■ THE EXERCISE: Report the number of lines containing "this", with no other words.

■ RECORDED INFORMATION:
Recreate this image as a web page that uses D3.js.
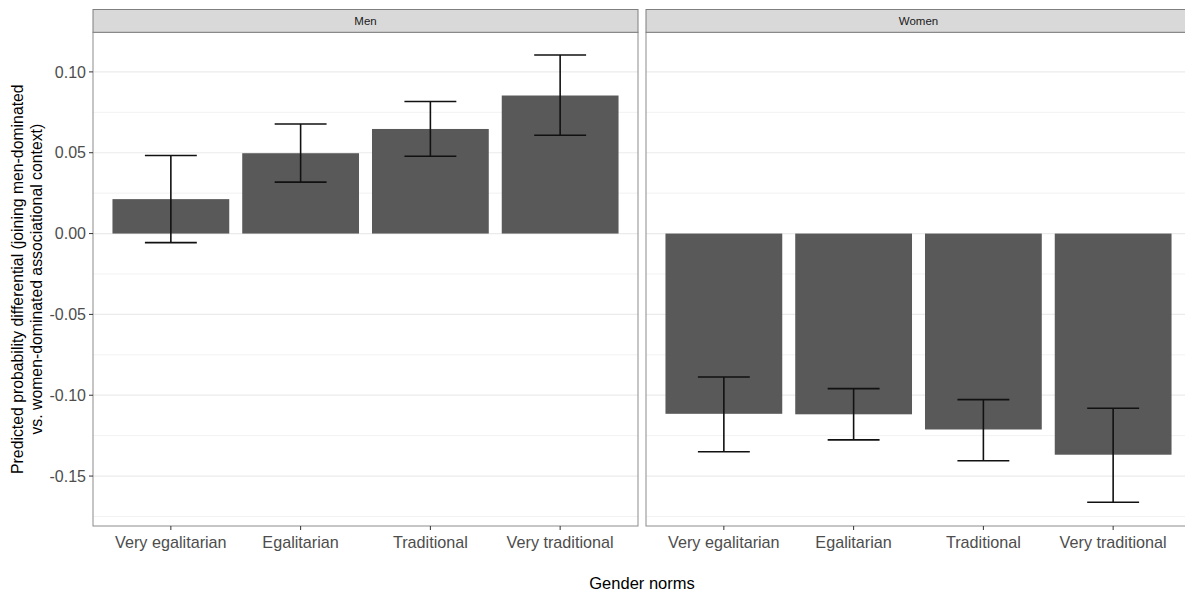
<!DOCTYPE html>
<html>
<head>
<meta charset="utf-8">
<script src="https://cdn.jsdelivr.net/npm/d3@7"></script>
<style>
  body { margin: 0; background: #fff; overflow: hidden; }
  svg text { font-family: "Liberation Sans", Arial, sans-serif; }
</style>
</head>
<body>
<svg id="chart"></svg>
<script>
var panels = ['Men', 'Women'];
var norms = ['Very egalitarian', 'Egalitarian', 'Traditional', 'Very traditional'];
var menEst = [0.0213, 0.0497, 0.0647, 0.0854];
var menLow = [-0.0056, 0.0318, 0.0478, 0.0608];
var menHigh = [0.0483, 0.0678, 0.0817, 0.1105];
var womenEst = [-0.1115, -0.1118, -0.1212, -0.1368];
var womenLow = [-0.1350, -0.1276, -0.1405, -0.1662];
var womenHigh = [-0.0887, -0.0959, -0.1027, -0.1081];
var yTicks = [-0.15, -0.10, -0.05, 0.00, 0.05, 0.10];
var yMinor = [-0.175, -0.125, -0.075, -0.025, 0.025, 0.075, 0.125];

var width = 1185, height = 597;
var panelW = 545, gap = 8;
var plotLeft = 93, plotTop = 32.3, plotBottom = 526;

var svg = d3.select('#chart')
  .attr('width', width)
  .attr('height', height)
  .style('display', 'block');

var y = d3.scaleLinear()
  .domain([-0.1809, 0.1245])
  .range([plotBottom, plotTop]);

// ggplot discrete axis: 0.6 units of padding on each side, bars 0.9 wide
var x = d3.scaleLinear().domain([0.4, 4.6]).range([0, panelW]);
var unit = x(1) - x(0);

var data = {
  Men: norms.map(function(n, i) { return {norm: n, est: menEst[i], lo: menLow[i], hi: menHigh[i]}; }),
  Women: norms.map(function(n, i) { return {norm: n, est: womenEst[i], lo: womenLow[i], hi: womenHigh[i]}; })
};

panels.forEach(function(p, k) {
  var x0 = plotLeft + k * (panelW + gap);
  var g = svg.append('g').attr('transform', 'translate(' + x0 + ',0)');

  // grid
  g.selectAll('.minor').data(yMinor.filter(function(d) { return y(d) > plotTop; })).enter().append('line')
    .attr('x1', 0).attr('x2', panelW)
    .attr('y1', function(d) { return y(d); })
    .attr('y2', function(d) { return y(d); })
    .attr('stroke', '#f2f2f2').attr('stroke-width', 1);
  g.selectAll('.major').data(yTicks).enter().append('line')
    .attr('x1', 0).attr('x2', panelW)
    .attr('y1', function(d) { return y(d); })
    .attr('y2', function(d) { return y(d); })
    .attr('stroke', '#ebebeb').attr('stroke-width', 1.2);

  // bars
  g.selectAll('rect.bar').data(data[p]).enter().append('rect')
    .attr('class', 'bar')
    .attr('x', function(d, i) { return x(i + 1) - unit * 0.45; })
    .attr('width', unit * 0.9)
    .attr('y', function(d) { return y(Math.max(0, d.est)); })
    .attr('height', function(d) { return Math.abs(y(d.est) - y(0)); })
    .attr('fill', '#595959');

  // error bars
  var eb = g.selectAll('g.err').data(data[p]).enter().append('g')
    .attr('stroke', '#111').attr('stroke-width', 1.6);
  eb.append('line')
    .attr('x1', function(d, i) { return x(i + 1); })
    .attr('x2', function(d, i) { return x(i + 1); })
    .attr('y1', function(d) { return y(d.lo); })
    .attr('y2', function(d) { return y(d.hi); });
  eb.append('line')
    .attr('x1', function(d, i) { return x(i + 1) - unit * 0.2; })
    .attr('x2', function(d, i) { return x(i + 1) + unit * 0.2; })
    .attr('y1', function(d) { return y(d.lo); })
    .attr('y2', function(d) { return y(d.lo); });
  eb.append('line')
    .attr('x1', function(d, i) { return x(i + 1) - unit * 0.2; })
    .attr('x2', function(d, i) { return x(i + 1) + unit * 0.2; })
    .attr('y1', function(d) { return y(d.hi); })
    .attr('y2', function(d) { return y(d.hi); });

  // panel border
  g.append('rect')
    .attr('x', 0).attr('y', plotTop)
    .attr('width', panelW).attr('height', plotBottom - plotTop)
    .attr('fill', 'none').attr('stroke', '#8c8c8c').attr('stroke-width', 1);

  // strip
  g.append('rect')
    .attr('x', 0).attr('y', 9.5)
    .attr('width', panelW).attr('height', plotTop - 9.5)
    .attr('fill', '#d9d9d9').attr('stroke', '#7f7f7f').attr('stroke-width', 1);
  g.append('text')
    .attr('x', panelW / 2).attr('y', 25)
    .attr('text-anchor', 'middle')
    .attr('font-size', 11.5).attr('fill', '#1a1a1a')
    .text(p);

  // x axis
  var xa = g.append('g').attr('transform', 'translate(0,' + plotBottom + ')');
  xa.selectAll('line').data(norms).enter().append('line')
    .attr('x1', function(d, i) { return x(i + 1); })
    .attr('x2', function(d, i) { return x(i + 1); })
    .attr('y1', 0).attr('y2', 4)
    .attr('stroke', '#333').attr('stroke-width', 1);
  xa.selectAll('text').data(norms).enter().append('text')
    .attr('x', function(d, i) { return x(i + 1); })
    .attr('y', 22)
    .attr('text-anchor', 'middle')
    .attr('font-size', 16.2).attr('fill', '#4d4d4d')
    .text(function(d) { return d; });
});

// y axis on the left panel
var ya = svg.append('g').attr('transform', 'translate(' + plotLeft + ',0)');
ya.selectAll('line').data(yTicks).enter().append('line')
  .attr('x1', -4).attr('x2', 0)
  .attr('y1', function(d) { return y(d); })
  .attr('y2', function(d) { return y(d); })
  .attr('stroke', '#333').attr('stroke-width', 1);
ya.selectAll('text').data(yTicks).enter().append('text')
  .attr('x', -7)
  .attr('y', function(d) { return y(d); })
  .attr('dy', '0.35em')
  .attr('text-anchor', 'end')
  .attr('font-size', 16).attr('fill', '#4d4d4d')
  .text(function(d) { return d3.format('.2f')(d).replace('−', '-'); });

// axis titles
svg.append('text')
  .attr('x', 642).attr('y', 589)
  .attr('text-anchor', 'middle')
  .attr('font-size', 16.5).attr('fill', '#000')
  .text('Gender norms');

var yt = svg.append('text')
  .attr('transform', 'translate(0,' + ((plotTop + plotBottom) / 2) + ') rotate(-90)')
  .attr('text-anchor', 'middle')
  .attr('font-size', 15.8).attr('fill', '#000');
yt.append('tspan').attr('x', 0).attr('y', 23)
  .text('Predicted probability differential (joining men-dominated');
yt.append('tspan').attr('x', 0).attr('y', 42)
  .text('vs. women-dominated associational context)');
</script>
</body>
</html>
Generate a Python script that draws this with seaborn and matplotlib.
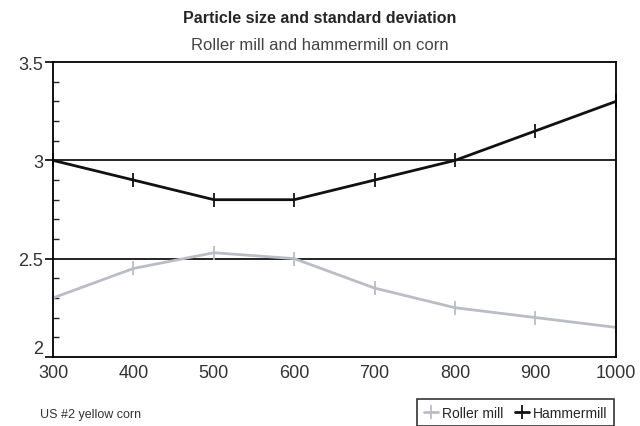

■ OUTPUT BELOW: 2